Tuesday, October 25, 2011

Reflections for October 25, 2011

The Private Worship of the Christian

The distinctive exercises of the Christian are exercises which he never can reveal. Among all the differences between the pagan faiths and the faith which is our treasure and our glory, none is more marked or more notable than the change from an outward to an inward worship. It is almost impossible for us to realize how wholly external the old religions were. The idea that a man might move among his fellows, carrying all his religion in his heart, would have been laughed to scorn in pagan Rome.
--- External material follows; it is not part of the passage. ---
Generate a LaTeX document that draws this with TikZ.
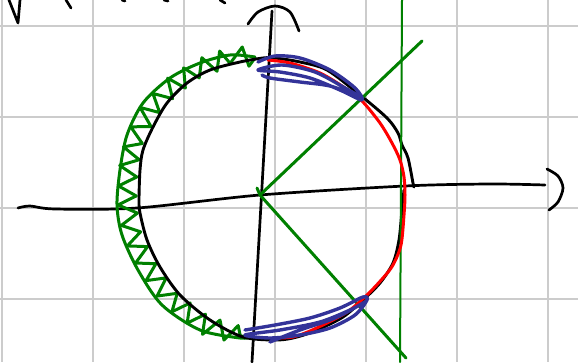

It was under the shadow of consecrated temples, or where the altar stood ready for the oxen, or within the sacred circle of the augur, or in the brilliant procession through the streets, it was in such scenes that the religious life of paganism found its peculiar and distinctive exercises. It knew not the secret of the closed door nor of the head anointed during fasting.
I need hardly stay to tell you how Jesus Christ has come and changed all that. The distinctive exercises of the Christian life are not procession and sacrifice and augury. The distinctive worship of the Christian life is worship which we never can reveal. Could you conceive of anyone in earnest making a parade of secret prayer? Are there not hours of fellowship with heaven which would be tarnished if we talked of them? Do we ever speak of the minute denials or of those strengthening of the will in little things which every honest Christian practices? All that is most distinctive in the Christian — his prayer, his battle, his joy, his cross-bearing — takes place in the mystical room with the closed door. And it is this- the silence and the secret — that makes the Christian as a man unknown.